L’essentiel des innovations porte, d’une part, sur l’instauration de règles de déport explicites pour les membres du conseil appelés à statuer sur un dossier disciplinaire à l’égard duquel leur impartialité ne serait pas totale – c'est-à-dire principalement les personnalités ayant exercé des activités de ventes volontaires et qualifiées à raison de leur expertise en la matière – et, d’autre part, sur l’information du président du Conseil des ventes volontaires sur les intérêts directs ou indirects détenus, les fonctions exercées et les mandats détenus au sein d’une personne morale par chacun des membres de cette autorité de régulation.

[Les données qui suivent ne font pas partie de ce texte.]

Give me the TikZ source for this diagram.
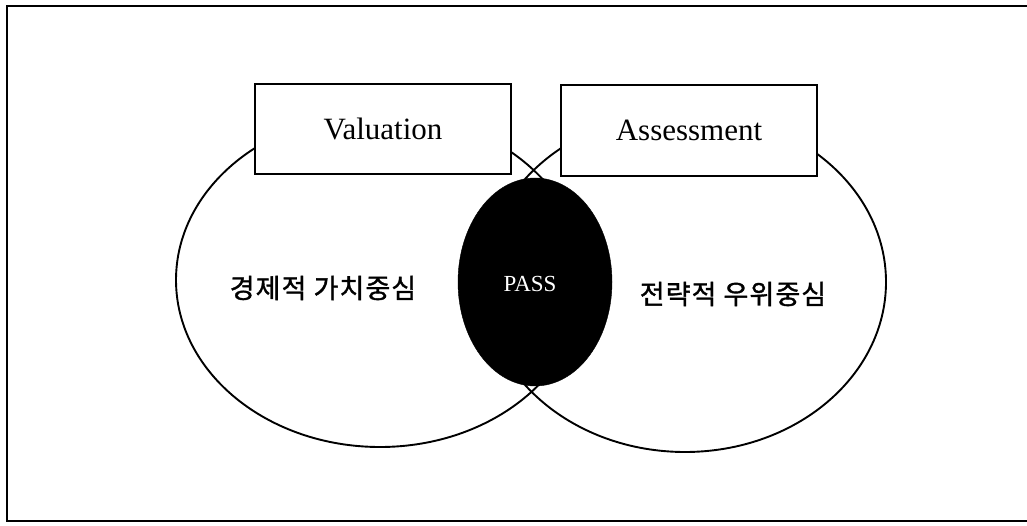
\documentclass[tikz,border=0pt]{standalone}
\usepackage{fontspec}
\setmainfont{Liberation Serif}
\newfontfamily\kr[FakeBold=1.3,LetterSpace=4]{Noto Sans CJK KR}
\usetikzlibrary{shapes.geometric}
\tikzset{
  venn/.style={ellipse, draw=black, line width=1.9pt, inner sep=0pt},
  labelbox/.style={rectangle, draw=black, fill=white, line width=1.4pt, minimum width=256pt, minimum height=90pt, inner sep=0pt, font=\fontsize{31}{36}\selectfont},
  core/.style={ellipse, fill=black, draw=black, inner sep=0pt, minimum width=154pt, minimum height=208pt},
  krtext/.style={font=\kr\fontsize{27}{30}\selectfont, inner sep=0pt},
  frameline/.style={line width=1.4pt, draw=black}
}
\begin{document}
\begin{tikzpicture}[x=1pt,y=-1pt]
\useasboundingbox (0,0) rectangle (1027,526);
% frame
\coordinate (fTR) at (1027,6);
\coordinate (fTL) at (7,6);
\coordinate (fBL) at (7,521);
\coordinate (fBR) at (1027,521);
\draw[frameline] (fTR) -- (fTL) -- (fBL) -- (fBR);
% venn ellipses
\node[venn, minimum width=408pt, minimum height=334pt] (L) at (380,280) {};
\node[venn, minimum width=402pt, minimum height=340pt] (R) at (685,282) {};
% boxes
\node[labelbox] (val) at (383,129) {Valuation};
\node[labelbox, minimum height=91pt] (ass) at (689,130.5) {Assessment};
% intersection
\node[core] (pass) at (535,282) {};
\node[text=white, font=\fontsize{23}{26}\selectfont, inner sep=0pt] (passlbl) at (530,284) {PASS};
% labels
\node[krtext] (ltext) at (323,288) {경제적 가치중심};
\node[krtext] (rtext) at (733,294) {전략적 우위중심};
\end{tikzpicture}
\end{document}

Les sanctions applicables aux opérateurs de ventes volontaires de meubles aux enchères publiques obéissent, quant à elles, à une gradation en fonction de la gravité des faits reprochés. Le texte se borne à prévoir une seule sanction complémentaire par rapport au droit existant, consistant en la publicité des décisions du Conseil des ventes volontaires.

Notre assemblée s’est attachée à prendre en compte la nouvelle désignation des opérateurs de ventes volontaires, à supprimer les pouvoirs disciplinaires du conseil à l’égard des experts agréés dont l’agrément est abrogé et à introduire le contradictoire dans la procédure de suspension provisoire.

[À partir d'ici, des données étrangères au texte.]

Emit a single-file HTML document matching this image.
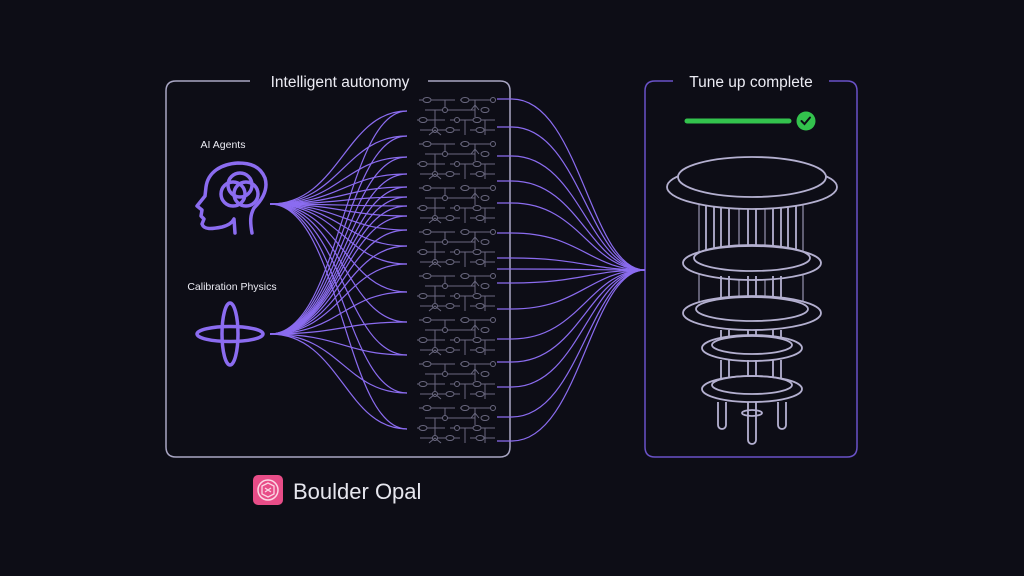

Afin de mieux articuler les régimes de l’action disciplinaire et de l’action pénale, il est prévu que, « si l’opérateur [de ventes volontaires] est l’auteur de faits ayant donné lieu à une condamnation pénale, l’action [disciplinaire] se prescrit par deux ans à compter de la date à laquelle la condamnation est devenue définitive ». Autrement dit, en contrepartie du report du point de départ du délai de prescription en matière disciplinaire à l’issue de l’action pénale, la durée de ce délai a été abaissée de trois à deux ans.

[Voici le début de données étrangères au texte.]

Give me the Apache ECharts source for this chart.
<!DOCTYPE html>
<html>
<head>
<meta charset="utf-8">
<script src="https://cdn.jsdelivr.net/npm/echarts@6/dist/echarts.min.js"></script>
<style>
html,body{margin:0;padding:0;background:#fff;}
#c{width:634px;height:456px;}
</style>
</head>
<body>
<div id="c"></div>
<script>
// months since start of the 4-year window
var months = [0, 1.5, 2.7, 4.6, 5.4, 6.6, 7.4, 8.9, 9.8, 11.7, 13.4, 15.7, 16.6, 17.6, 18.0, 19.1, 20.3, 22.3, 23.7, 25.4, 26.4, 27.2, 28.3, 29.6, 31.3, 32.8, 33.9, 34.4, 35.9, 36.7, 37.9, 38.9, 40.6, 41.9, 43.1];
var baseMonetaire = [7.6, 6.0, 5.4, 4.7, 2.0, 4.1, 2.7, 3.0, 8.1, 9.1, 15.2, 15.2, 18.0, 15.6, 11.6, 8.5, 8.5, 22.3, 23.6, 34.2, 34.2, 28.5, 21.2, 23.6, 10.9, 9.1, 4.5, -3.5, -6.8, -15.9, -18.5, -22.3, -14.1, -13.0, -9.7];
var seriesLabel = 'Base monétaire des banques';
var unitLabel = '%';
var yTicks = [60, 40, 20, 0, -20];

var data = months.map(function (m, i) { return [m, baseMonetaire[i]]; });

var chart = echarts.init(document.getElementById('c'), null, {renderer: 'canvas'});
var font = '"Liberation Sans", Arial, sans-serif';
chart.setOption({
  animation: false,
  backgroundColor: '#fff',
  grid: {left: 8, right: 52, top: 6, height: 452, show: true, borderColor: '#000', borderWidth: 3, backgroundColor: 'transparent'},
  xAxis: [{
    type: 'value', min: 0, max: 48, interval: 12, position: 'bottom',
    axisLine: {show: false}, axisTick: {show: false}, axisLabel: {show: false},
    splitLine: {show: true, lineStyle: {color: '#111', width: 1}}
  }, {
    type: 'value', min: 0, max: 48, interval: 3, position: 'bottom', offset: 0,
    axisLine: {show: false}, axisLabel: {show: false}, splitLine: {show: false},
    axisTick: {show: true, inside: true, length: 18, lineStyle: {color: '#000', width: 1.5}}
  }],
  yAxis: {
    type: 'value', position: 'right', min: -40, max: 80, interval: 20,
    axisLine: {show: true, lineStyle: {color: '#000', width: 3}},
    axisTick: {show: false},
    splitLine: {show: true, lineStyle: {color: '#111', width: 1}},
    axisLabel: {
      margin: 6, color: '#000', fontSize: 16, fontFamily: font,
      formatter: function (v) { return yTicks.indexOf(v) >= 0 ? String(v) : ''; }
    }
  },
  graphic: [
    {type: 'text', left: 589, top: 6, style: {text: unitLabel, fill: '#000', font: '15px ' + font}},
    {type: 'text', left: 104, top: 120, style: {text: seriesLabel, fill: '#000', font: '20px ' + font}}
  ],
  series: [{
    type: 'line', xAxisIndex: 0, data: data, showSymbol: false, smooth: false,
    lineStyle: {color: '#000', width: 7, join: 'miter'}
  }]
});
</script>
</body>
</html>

Le cinquième point porte sur les compétences en matière de ventes aux enchères de marchandises après liquidation judiciaire.

Sur ce point très discuté, c’est la version du Sénat qui a été retenue en commission mixte paritaire, à savoir la suppression de la limitation à un caractère accessoire de l’activité de ventes judiciaires de biens meubles au détail ou par lots des notaires et des huissiers de justice.

La commission mixte paritaire a également repris la décision du Sénat de supprimer la limitation des ventes judiciaires en gros par les courtiers de marchandises assermentés dans leur spécialité. La Chancellerie y a cependant apporté certains aménagements notables.

Le sixième point concerne les activités complémentaires des commissaires-priseurs judiciaires.

Afin d’éviter d’ouvrir ce que M. le garde des sceaux a appelé ici même, le 26 avril dernier, une « brèche dangereuse », la commission mixte paritaire n’a pas retenu le caractère « complémentaire » donné aux activités de transport de meubles, de presse, d’édition et de diffusion de catalogues que les sociétés commerciales pourront accomplir, permettant aux commissaires-priseurs judiciaires d’exercer une activité de ventes volontaires aux enchères publiques.

Enfin, le septième point a trait à la réforme du statut des courtiers de marchandises assermentés afin de l’actualiser et de l’adapter à la directive Services.

Les principales novations concernent respectivement le statut et le périmètre d’intervention des courtiers assermentés, l’organisation de la profession et la discipline de ses membres. Nous nous satisfaisons qu’ait été retenue une rédaction équilibrée, tenant compte de la spécificité de ces professionnels.

Je tiens à cet instant à saluer, pour la grande qualité de leur travail, M. Jean-Jacques Hyest, ainsi que le rapporteur de la proposition de loi Marie-Hélène Des Esgaulx.

Incontestablement, la proposition de loi a connu des évolutions qui permettent d’aller plus loin dans la rénovation du régime des ventes volontaires. Conscient par ailleurs que la Commission européenne se montre très attentive au calendrier de son examen parlementaire et à son contenu, le groupe de l’UMP votera avec conviction en faveur de ce texte, porteur d’une réforme approfondie et nécessaire.